Married to a Balla, directed by Emily Skye, is a masterclass in wasted potential. Ostensibly a drama about a woman fleeing an abusive relationship, the film fails so spectacularly in its execution that it veers closer to parody than the serious social commentary it aspires to be. With shallow characters, a nonsensical script, and a tone-deaf reliance on clichés, this movie exemplifies the inability to handle meaningful material with the necessary depth or sensitivity.
Skye's work, including her previous flop River, suggests an alarming trend of style over substance, though even the style is amateurish. The plot of Married to a Balla meanders through melodrama with no apparent sense of pacing, while the dialogue is so ham-fisted it feels like it was pulled from a high school writing exercise. The film's attempt at tension and gravitas is undermined by clumsy storytelling and caricatured portrayals of abuse and trauma. It's hard to imagine how such an important topic could be so thoroughly trivialised.

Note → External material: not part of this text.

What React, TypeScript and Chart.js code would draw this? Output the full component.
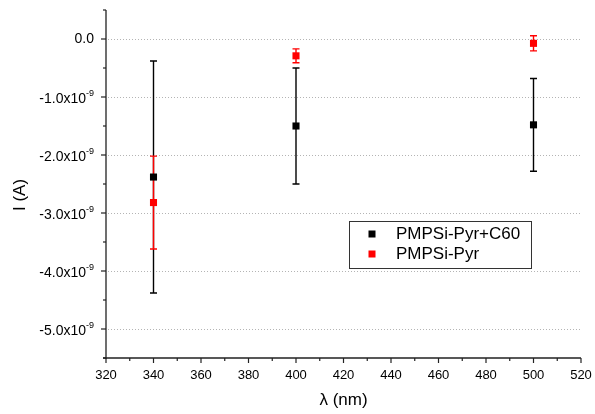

The performances, saddled with flat, lifeless writing, fail to elevate the material. The production values-camera work, lighting, editing-oscillate between mediocre and outright baffling, leaving the entire film feeling cheap and unfinished. This a project that should never have left pre-production.
Married to a Balla isn't just a bad film; it's a deeply frustrating reminder of what happens when narrow, uninspired perspectives are elevated at the expense of creativity and genuine talent.